Одна в мужской компании

22
18
20
22
24
26
28
30

Я была не в силах вымолвить ни слова. До сих пор мы с папой говорили о нашем еврействе только один-единственный раз. Воспоминание об этом разговоре всплыло в памяти так живо и отчетливо, словно я опять перенеслась в тот день. Мне было, наверное, лет восемь, и я уже несколько часов сидела под папиным письменным столом, репетируя с куклами танцевальный номер. Я обожала устраивать театр в этом темном уединенном местечке — под украшенным затейливой резьбой секретером. Вдруг я вспомнила, что мамы, которая всегда была рядом, готовая появиться из-за угла в любой момент, особенно когда мне этого не хотелось, сегодня весь день не было видно. Вместо того чтобы обрадоваться неожиданной свободе от ежедневного распорядка — свободе, благодаря которой мне и было позволено так долго играть, — я до смерти перепугалась. А вдруг с ней случилось что-то страшное?

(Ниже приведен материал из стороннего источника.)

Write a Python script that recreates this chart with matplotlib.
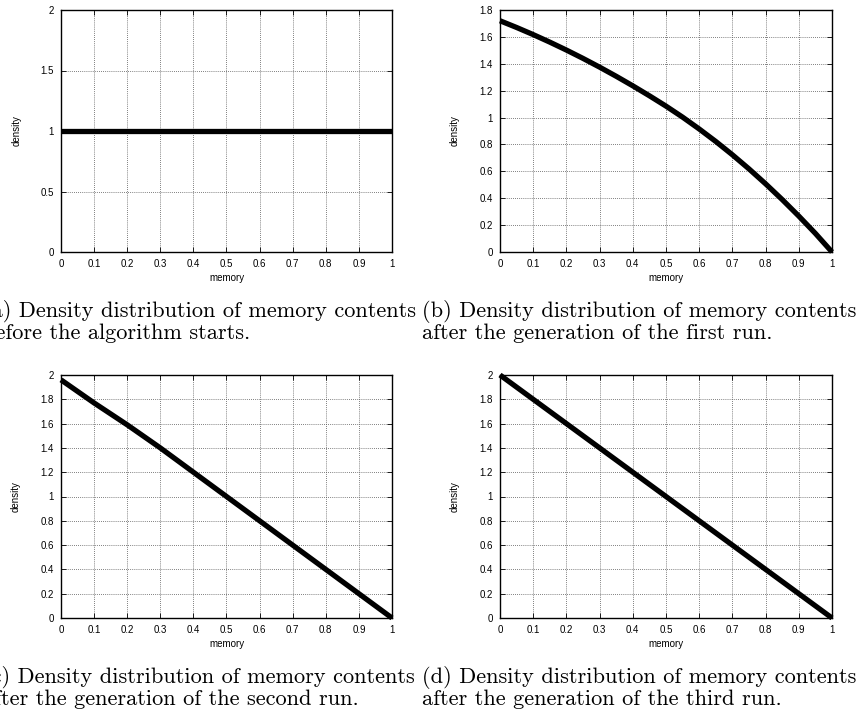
import matplotlib
matplotlib.use("Agg")
import matplotlib.pyplot as plt
from matplotlib.ticker import FormatStrFormatter

# values
x = [0, 0.1, 0.2, 0.3, 0.4, 0.5, 0.6, 0.7, 0.8, 0.9, 1.0]
x_b = [0, 0.05, 0.1, 0.15, 0.2, 0.25, 0.3, 0.35, 0.4, 0.45, 0.5,
       0.55, 0.6, 0.65, 0.7, 0.75, 0.8, 0.85, 0.9, 0.95, 1.0]
dens_a = [1, 1, 1, 1, 1, 1, 1, 1, 1, 1, 1]
dens_b = [1.72, 1.67, 1.617, 1.561, 1.502, 1.44, 1.375, 1.307, 1.236, 1.162, 1.085,
          1.003, 0.915, 0.822, 0.723, 0.618, 0.507, 0.39, 0.267, 0.138, 0.0]
dens_c = [1.96, 1.77, 1.59, 1.40, 1.20, 1.0, 0.80, 0.60, 0.40, 0.20, 0.0]
dens_d = [2.0, 1.8, 1.6, 1.4, 1.2, 1.0, 0.8, 0.6, 0.4, 0.2, 0.0]

xticks = [0, 0.1, 0.2, 0.3, 0.4, 0.5, 0.6, 0.7, 0.8, 0.9, 1]
yticks_a = [0, 0.5, 1, 1.5, 2]
yticks_b = [0, 0.2, 0.4, 0.6, 0.8, 1, 1.2, 1.4, 1.6, 1.8]
yticks_cd = [0, 0.2, 0.4, 0.6, 0.8, 1, 1.2, 1.4, 1.6, 1.8, 2]

captions = [
    ("(a) Density distribution of memory contents", "before the algorithm starts."),
    ("(b) Density distribution of memory contents", "after the generation of the first run."),
    ("(c) Density distribution of memory contents", "after the generation of the second run."),
    ("(d) Density distribution of memory contents", "after the generation of the third run."),
]

W, H = 858, 715
fig = plt.figure(figsize=(W / 100, H / 100), dpi=100)

# axes boxes in pixels: left, top, right, bottom
boxes = [(61, 10, 392, 252), (500, 10, 832, 252),
         (61, 375, 392, 618), (500, 375, 832, 618)]
xs = [x, x_b, x, x]
series = [dens_a, dens_b, dens_c, dens_d]
yts = [yticks_a, yticks_b, yticks_cd, yticks_cd]
cap_x = [-17, 422, -17, 422]
cap_y = [317, 317, 683, 683]

for i in range(4):
    l, t, r, b = boxes[i]
    ax = fig.add_axes([l / W, 1 - b / H, (r - l) / W, (b - t) / H])
    ax.plot(xs[i], series[i], color="black", lw=3.8, clip_on=False, zorder=5,
            solid_capstyle="butt", solid_joinstyle="round")
    ax.set_xlim(0, 1)
    ax.set_ylim(0, yts[i][-1])
    ax.set_xticks(xticks)
    ax.set_yticks(yts[i])
    ax.xaxis.set_major_formatter(FormatStrFormatter("%g"))
    ax.yaxis.set_major_formatter(FormatStrFormatter("%g"))
    ax.grid(True, color="#555555", ls=(0, (1, 1.5)), lw=0.6)
    ax.tick_params(direction="in", top=True, right=True, length=3.5, width=0.6,
                   labelsize=7, pad=5)
    for s in ax.spines.values():
        s.set_linewidth(1.0)
    ax.set_xlabel("memory", fontsize=7, labelpad=3)
    ax.set_ylabel("density", fontsize=7, labelpad=14)
    for lab in ax.get_xticklabels() + ax.get_yticklabels():
        lab.set_family("Liberation Sans")
    ax.xaxis.label.set_family("Liberation Sans")
    ax.yaxis.label.set_family("Liberation Sans")

    line1, line2 = captions[i]
    fig.text(cap_x[i] / W, 1 - cap_y[i] / H, line1, family="cmr10",
             fontsize=16.1, ha="left", va="baseline")
    fig.text(cap_x[i] / W, 1 - (cap_y[i] + 22) / H, line2, family="cmr10",
             fontsize=16.1, ha="left", va="baseline")

fig.savefig("out.png", dpi=100)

Я выскочила из кабинета и увидела папу — он сидел у камина в гостиной и с весьма довольным видом попыхивал трубкой. Его спокойствие неприятно резануло меня. Почему он не беспокоится?

— Где она? — завопила я с порога.

Он поднял от газеты встревоженные глаза.

— В чем дело, Хеди? Кто — она?

— Как кто? Мама! Она куда-то пропала.

— А-а-а. Не волнуйся. Она пошла на шиву в дом родителей фрау Штайн.

Я знала, что у фрау Штайн, жившей через три дома от нас, недавно умер отец, но что значит «пошла на шиву»? Это было похоже на слово из какого-то экзотического наречия.

— Как это? — спросила я и сморщила нос в «неприличной», как сказала бы мама, гримасе. Но ее рядом не было, а папа никогда не ругал меня из-за такой ерунды.

— Когда умирает еврей, семья устраивает по нему траур — принимает в его доме гостей с соболезнованиями. Это и есть шива.

— Значит, Штайны — евреи?

Это слово я изредка слышала от родителей, но не знала толком, что оно значит. Я понимала только, что все люди делятся на две части — евреев и не евреев. Когда я произносила это слово вслух, то чувствовала себя совсем взрослой.

В ответ на мой вопрос папа приподнял брови, и глаза у него как-то незнакомо округлились. Это было похоже на удивление, но я никогда не видела, чтобы мой вечно невозмутимый папа чему-то удивлялся.

— Да, Хеди. Они евреи. И мы тоже.

Я хотела спросить еще что-то о том, что это значит — быть евреем, — но тут хлопнула входная дверь. Из прихожей донесся знакомый стук маминых каблуков, и мы с папой переглянулись. Время вопросов вышло. С этого момента я знала, к какой категории относится наша семья, но совсем не понимала, что подразумевает для нас принадлежность к ней.

Нынешний, второй по счету разговор с папой о нашем еврействе стал первым подробным обсуждением этой темы, и хотя за эти годы я и приобрела кое-какие приблизительные познания об иудаизме, его слова привели меня в ужас. До сих пор, когда я читала в газетах обо всех этих актах насилия, мне казалось, что они направлены против каких-то совсем других евреев, что наследие моих предков, от которого я так далека, никак меня с ними не связывает. Теперь я уже не была в этом уверена.

— Нам есть чего бояться, папа?

Должно быть, страх отразился у меня на лице: он тут же взял меня за руки и стал успокаивать.

— Я слишком уж разоткровенничался о своих тревогах, Хеди. Во что выльется эта смута, никто не знает. Но если кто-то и сможет тебя защитить, так это Фридрих Мандль. Может быть, рядом с ним тебе будет спокойно в эти неспокойные времена.